If you brewed an extract kit, it can be added with the rest of the extract to increase your original gravity. You’ll want to use the lightest extract you can get to not throw off the other flavors of the recipe. If you add more than a pound of DME (dry malt extract), you can start to throw the IBUs out of balance and some hop adjustments should be made. Most kits will indicate what the final ABV should be.

A great thing about this type of sugar addition is that you are adding malt sugars, and won’t affect the overall body or fermentability of your beer. If you don’t have DME, here are a few other types of sugar you can add. These simple sugars will dry your beer out, by increasing your original gravity but decreasing the final gravity compared to an all malt wort.

Candi Syrups and Sugars

These cooked sugars give belgian beers some of their malty, plummy, and bready characteristics. They will also increase the original gravity of your beer. Depending on the darkness of the sugar or syrup, different flavor profiles will be added to the beer. Read up on which each one adds and see if it matches well with the beer you’re making.

Honey

Honey can be added similarly to candi syrups and sugars. There are many types of honey that all have different aromas and flavors. To preserve these, honey should be added after the boil has ended. Honey will add a champagne-like dryness, and floral characteristic to the beer.

Basic Sugars

Plain table sugar can be added as well to increase the alcohol content. However, it won’t add any desirable characteristics to your beer. A touch of brown sugar can add some character to your beer, but the molasses in the brown sugar can sneak up quickly, so use it sparingly.

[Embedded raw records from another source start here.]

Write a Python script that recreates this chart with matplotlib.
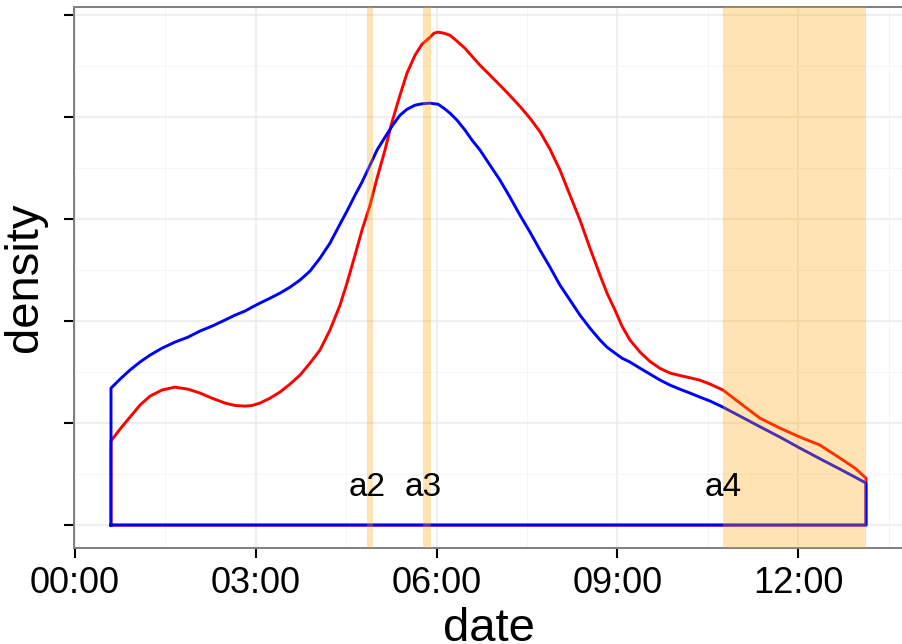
import numpy as np
import matplotlib
matplotlib.use("Agg")
import matplotlib.pyplot as plt

plt.rcParams['font.family'] = ['Liberation Sans', 'DejaVu Sans']

# hours since midnight
hours = [0.600, 0.749, 0.915, 1.081, 1.247, 1.446, 1.662, 1.877, 2.076, 2.275,
         2.491, 2.657, 2.823, 2.939, 3.071, 3.237, 3.403, 3.569, 3.735, 3.901,
         4.066, 4.232, 4.398, 4.514, 4.647, 4.763, 4.896, 5.012, 5.144, 5.260,
         5.393, 5.509, 5.642, 5.758, 5.891, 5.957, 6.023, 6.122, 6.222, 6.338,
         6.471, 6.587, 6.720, 6.886, 7.051, 7.217, 7.383, 7.549, 7.715, 7.881,
         8.046, 8.212, 8.378, 8.544, 8.710, 8.826, 8.958, 9.075, 9.207, 9.373,
         9.539, 9.705, 9.871, 10.036, 10.202, 10.368, 10.534, 10.749, 11.031, 11.363,
         11.695, 12.027, 12.358, 12.690, 12.939, 13.121]

red_density = [0.0412, 0.0470, 0.0529, 0.0588, 0.0632, 0.0662, 0.0676, 0.0666, 0.0647, 0.0622,
               0.0598, 0.0586, 0.0583, 0.0586, 0.0598, 0.0622, 0.0652, 0.0691, 0.0735, 0.0794,
               0.0858, 0.0956, 0.1078, 0.1186, 0.1323, 0.1446, 0.1568, 0.1700, 0.1838, 0.1975,
               0.2107, 0.2215, 0.2303, 0.2357, 0.2391, 0.2411, 0.2416, 0.2411, 0.2401, 0.2372,
               0.2337, 0.2298, 0.2254, 0.2205, 0.2156, 0.2105, 0.2052, 0.1994, 0.1928, 0.1842,
               0.1740, 0.1617, 0.1495, 0.1357, 0.1225, 0.1137, 0.1054, 0.0975, 0.0907, 0.0848,
               0.0802, 0.0768, 0.0745, 0.0733, 0.0722, 0.0710, 0.0691, 0.0662, 0.0598, 0.0524,
               0.0475, 0.0431, 0.0392, 0.0328, 0.0279, 0.0230]

blue_density = [0.0671, 0.0715, 0.0760, 0.0799, 0.0833, 0.0867, 0.0897, 0.0921, 0.0951, 0.0975,
                0.1005, 0.1029, 0.1049, 0.1068, 0.1088, 0.1112, 0.1137, 0.1166, 0.1201, 0.1245,
                0.1308, 0.1382, 0.1475, 0.1539, 0.1617, 0.1681, 0.1764, 0.1838, 0.1901, 0.1955,
                0.2009, 0.2038, 0.2058, 0.2065, 0.2068, 0.2065, 0.2063, 0.2043, 0.2019, 0.1985,
                0.1936, 0.1887, 0.1838, 0.1764, 0.1691, 0.1607, 0.1519, 0.1436, 0.1348, 0.1264,
                0.1176, 0.1103, 0.1029, 0.0965, 0.0907, 0.0872, 0.0843, 0.0818, 0.0799, 0.0769,
                0.0740, 0.0711, 0.0686, 0.0666, 0.0647, 0.0627, 0.0608, 0.0578, 0.0534, 0.0482,
                0.0431, 0.0377, 0.0325, 0.0274, 0.0235, 0.0206]

# highlighted intervals (start, end) in hours
band_labels = ['a2', 'a3', 'a4']
band_start = [4.85, 5.78, 10.75]
band_end = [4.95, 5.90, 13.12]

tick_hours = [0, 3, 6, 9, 12]
tick_labels = ['00:00', '03:00', '06:00', '09:00', '12:00']


def outline(x, y):
    # closed outline like geom_density: down to zero at both ends
    x = np.asarray(x)
    y = np.asarray(y)
    xs = np.concatenate([[x[0]], x, [x[-1]], [x[0]]])
    ys = np.concatenate([[0], y, [0], [0]])
    return xs, ys


fig = plt.figure(figsize=(9.02, 6.44), dpi=100)
ax = fig.add_axes([0.0816, 0.149, 0.9205, 0.840])

xr, yr = outline(hours, red_density)
xb, yb = outline(hours, blue_density)
ax.plot(xr, yr, color='#FF0000', lw=2.1, solid_joinstyle='round', zorder=3)
ax.plot(xb, yb, color='#0000FF', lw=2.1, solid_joinstyle='round', zorder=4)

for lab, s, e in zip(band_labels, band_start, band_end):
    ax.axvspan(s, e, color='orange', alpha=0.3, lw=0, zorder=5)
    ax.text(s, 0.0185, lab, ha='center', va='center', fontsize=24, zorder=6)

ax.set_xlim(-0.02, 13.75)
ax.set_ylim(-0.01127, 0.2539)

ax.set_xticks(tick_hours)
ax.set_xticklabels(tick_labels)
ax.set_xticks([1.5, 4.5, 7.5, 10.5, 13.5], minor=True)
ax.set_yticks([0, 0.05, 0.10, 0.15, 0.20, 0.25])
ax.set_yticklabels([])
ax.set_yticks([0.025, 0.075, 0.125, 0.175, 0.225], minor=True)

ax.grid(which='major', color='#EBEBEB', lw=1.1, zorder=0)
ax.grid(which='minor', color='#F4F4F4', lw=0.6, zorder=0)
ax.set_axisbelow(True)

ax.tick_params(which='major', length=7, width=1.5, color='black',
               labelsize=26, pad=6)
ax.tick_params(which='minor', length=0)

for side in ['left', 'top', 'bottom', 'right']:
    ax.spines[side].set_color('#7F7F7F')
    ax.spines[side].set_linewidth(1.4)

ax.set_xlabel('date', fontsize=34, labelpad=4)
ax.set_ylabel('density', fontsize=34, labelpad=6)

fig.savefig('out.png', dpi=100)
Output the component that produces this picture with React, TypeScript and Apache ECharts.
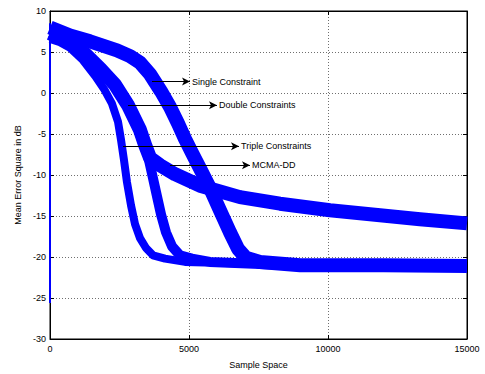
import React, { useEffect, useRef } from "react";
import * as echarts from "echarts";

// Axis ticks
const xTicks = [0, 5000, 10000, 15000];
const yTicks = [-30, -25, -20, -15, -10, -5, 0, 5, 10];

// Curves: [sample, dB]
const singleConstraint: [number, number][] = [
  [0, 8.0], [719, 7.0], [1439, 6.3], [2410, 5.2], [2878, 4.5], [3237, 3.7],
  [3597, 2.3], [3993, 0.2], [4317, -1.7], [4604, -3.7], [4856, -5.6],
  [5108, -7.3], [5396, -9.2], [5755, -11.6], [6115, -14.3], [6475, -17.0],
  [6763, -19.0], [7050, -20.1], [7554, -20.6], [9000, -21.0], [12000, -21.0],
  [15000, -21.1],
];
const doubleConstraints: [number, number][] = [
  [0, 7.3], [719, 6.1], [1259, 4.8], [1799, 3.0], [2338, 1.0], [2806, -1.5],
  [3237, -4.5], [3417, -6.3], [3561, -8.2], [3705, -10.4], [3849, -12.6],
  [3993, -14.8], [4173, -17.0], [4388, -18.7], [4676, -19.8], [5108, -20.2],
  [5755, -20.6], [8000, -20.9], [11000, -21.0], [15000, -21.0],
];
const tripleConstraints: [number, number][] = [
  [0, 6.6], [360, 6.2], [719, 5.5], [1187, 4.0], [1619, 2.1], [1942, 0.5],
  [2230, -1.3], [2446, -3.5], [2554, -5.7], [2662, -8.2], [2770, -10.9],
  [2914, -13.7], [3058, -16.0], [3237, -17.7], [3453, -18.9], [3705, -19.8],
  [4137, -20.2], [4856, -20.6], [7000, -20.8], [10000, -21.0], [15000, -21.0],
];
const mcmaDD: [number, number][] = [
  [0, 7.3], [719, 6.1], [1259, 4.8], [1799, 3.0], [2338, 1.0], [2806, -1.5],
  [3237, -4.5], [3417, -6.3], [3597, -7.9], [3957, -8.8], [4496, -9.9],
  [5396, -11.3], [6835, -12.7], [8273, -13.5], [10072, -14.3], [11871, -14.9],
  [13309, -15.4], [15000, -15.9],
];
const initialSpike: [number, number][] = [[0, -25.6], [0, 8.5]];

// Annotation arrows: label, start point, arrow tip
const annotationNames = ["Single Constraint", "Double Constraints", "Triple Constraints", "MCMA-DD"];
const annotationStart: [number, number][] = [[3669, 1.4], [2806, -1.5], [2626, -6.5], [4316, -8.8]];
const annotationEnd: [number, number][] = [[5036, 1.4], [6007, -1.5], [6799, -6.5], [7194, -8.8]];

const FONT = "'Liberation Sans', Arial, Helvetica, sans-serif";
const BLUE = "#0000ff";

export default function App() {
  const ref = useRef<HTMLDivElement>(null);

  useEffect(() => {
    if (!ref.current) return;
    const chart = echarts.init(ref.current, undefined, { renderer: "svg" });

    const curve = (name: string, data: [number, number][], width: number) => ({
      name,
      type: "line",
      data,
      showSymbol: false,
      symbol: "none",
      clip: true,
      lineStyle: { color: BLUE, width, join: "round", cap: "butt" },
      z: 2,
    });

    const gridLine = { show: true, lineStyle: { color: "#6f6f6f", type: [1, 2], width: 1 } };

    const option = {
      animation: false,
      backgroundColor: "#fff",
      textStyle: { fontFamily: FONT },
      grid: {
        left: 50,
        right: 18,
        top: 11,
        bottom: 35,
        show: true,
        borderColor: "#000",
        borderWidth: 1,
        backgroundColor: "transparent",
      },
      xAxis: [
        {
          type: "value",
          min: xTicks[0],
          max: xTicks[xTicks.length - 1],
          interval: 5000,
          name: "Sample Space",
          nameLocation: "middle",
          nameGap: 21,
          nameTextStyle: { fontSize: 9, color: "#000", fontFamily: FONT },
          axisLine: { show: true, onZero: false, lineStyle: { color: "#000", width: 1 } },
          axisTick: { show: true, inside: true, length: 4, lineStyle: { color: "#000" } },
          axisLabel: { fontSize: 9, color: "#000", margin: 5, fontFamily: FONT, formatter: (v: number) => String(v) },
          splitLine: gridLine,
        },
        {
          type: "value",
          position: "top",
          min: xTicks[0],
          max: xTicks[xTicks.length - 1],
          interval: 5000,
          axisLine: { show: true, onZero: false, lineStyle: { color: "#000", width: 1 } },
          axisTick: { show: true, inside: true, length: 4, lineStyle: { color: "#000" } },
          axisLabel: { show: false },
          splitLine: { show: false },
        },
      ],
      yAxis: [
        {
          type: "value",
          min: yTicks[0],
          max: yTicks[yTicks.length - 1],
          interval: 5,
          name: "Mean Error Square in dB",
          nameLocation: "middle",
          nameGap: 27,
          nameTextStyle: { fontSize: 9, color: "#000", fontFamily: FONT },
          axisLine: { show: true, onZero: false, lineStyle: { color: "#000", width: 1 } },
          axisTick: { show: true, inside: true, length: 4, lineStyle: { color: "#000" } },
          axisLabel: { fontSize: 9, color: "#000", margin: 4, fontFamily: FONT, formatter: (v: number) => String(v) },
          splitLine: gridLine,
        },
        {
          type: "value",
          position: "right",
          min: yTicks[0],
          max: yTicks[yTicks.length - 1],
          interval: 5,
          axisLine: { show: true, onZero: false, lineStyle: { color: "#000", width: 1 } },
          axisTick: { show: true, inside: true, length: 4, lineStyle: { color: "#000" } },
          axisLabel: { show: false },
          splitLine: { show: false },
        },
      ],
      series: [
        curve("Single Constraint", singleConstraint, 14),
        curve("Double Constraints", doubleConstraints, 10),
        curve("Triple Constraints", tripleConstraints, 8),
        curve("MCMA-DD", mcmaDD, 14),
        {
          name: "start",
          type: "line",
          data: initialSpike,
          showSymbol: false,
          symbol: "none",
          clip: true,
          lineStyle: { color: BLUE, width: 2 },
          z: 3,
        },
        {
          name: "annotations",
          type: "line",
          data: [],
          z: 10,
          markLine: {
            silent: true,
            animation: false,
            symbolSize: [6, 8],
            lineStyle: { color: "#000", width: 1, type: "solid" },
            label: {
              show: true,
              position: "end",
              distance: 2,
              color: "#000",
              fontSize: 9,
              fontFamily: FONT,
              formatter: (p: any) => p.name,
            },
            data: annotationNames.map((n, i) => [
              { name: n, coord: annotationStart[i], symbol: "none" },
              { name: n, coord: annotationEnd[i], symbol: "arrow" },
            ]),
          },
        },
      ],
    };

    chart.setOption(option as any);
    return () => chart.dispose();
  }, []);

  return (
    <div
      ref={ref}
      style={{ position: "fixed", left: 0, top: 0, width: 485, height: 374, background: "#fff" }}
    />
  );
}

If you feel you must use sugar, try to find some raw or turbinado sugar as they are a little more complex than plain white sugar.

Total Volume

The final tool in your arsenal doesn’t include adding anything. In fact, it involves taking something away. Decreasing your volume will mean an increased original gravity. Sometimes starting with a gallon or half gallon less may be the best way to increase your alcohol.

A Final Note

One thing to consider is scorching your sugars. If you add any of the above options, be it DME, plain sugar, or something in between; sugars can caramelize if not dissolved properly in the boil. This will add a candy-like sweetness to your beer that can be very hard to overlook when it comes to tasting.